At the outset of King Philip's War in 1675, he and his brother Thomas served as guides for troops from the Massachusetts Bay Colony, among the first native people to serve in such a role in King Phillip's War. At or near Hassanamesit, James Quonopohit was involved in an action that recovered an English colonist who had been captured. He aided English colonists in recruiting Praying Indians interned on Deer Island to spy upon the Narragansett and Wampanoag, and embedded himself as a spy for the colonies, later returning intelligence to the English colonists of Massachusetts Bay regarding a planned attack on Lancaster, Massachusetts. In 1676, he joined several other praying indians in petitioning the Massachusetts General Court for mercy for recaptured natives.

After King Philip's War, James Quonopohit returned to Natick, where he received Naumkeag Sagamore George (alias Wenepoykin) upon his return from slavery in Barbados as punishment for participation in King Philip's War. After Sagamore George's death, several members of the Natick community later testified that he entrusted the care of Naumkeag lands to James Quonopohit.

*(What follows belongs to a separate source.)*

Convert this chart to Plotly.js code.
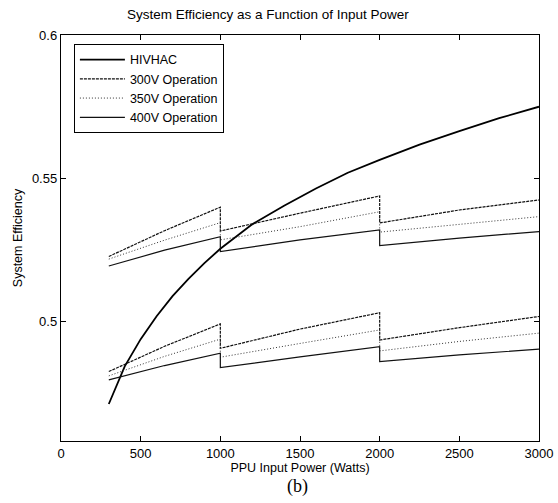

In 1686, James II nullified prior colonial English charters and declared the Dominion of New England. This precipitated a rush by New England towns to formally codify their claims to land through quitclaim deeds from indigenous groups. James Quonopohit took advantage of this moment to obtain payment from English colonists who were already occupying land previously inhabited by the Naumkeag people including Lynn, Saugus, Swampscott, Lynnfield, Wakefield, North Reading, and Reading in 1686, and Salem in 1687.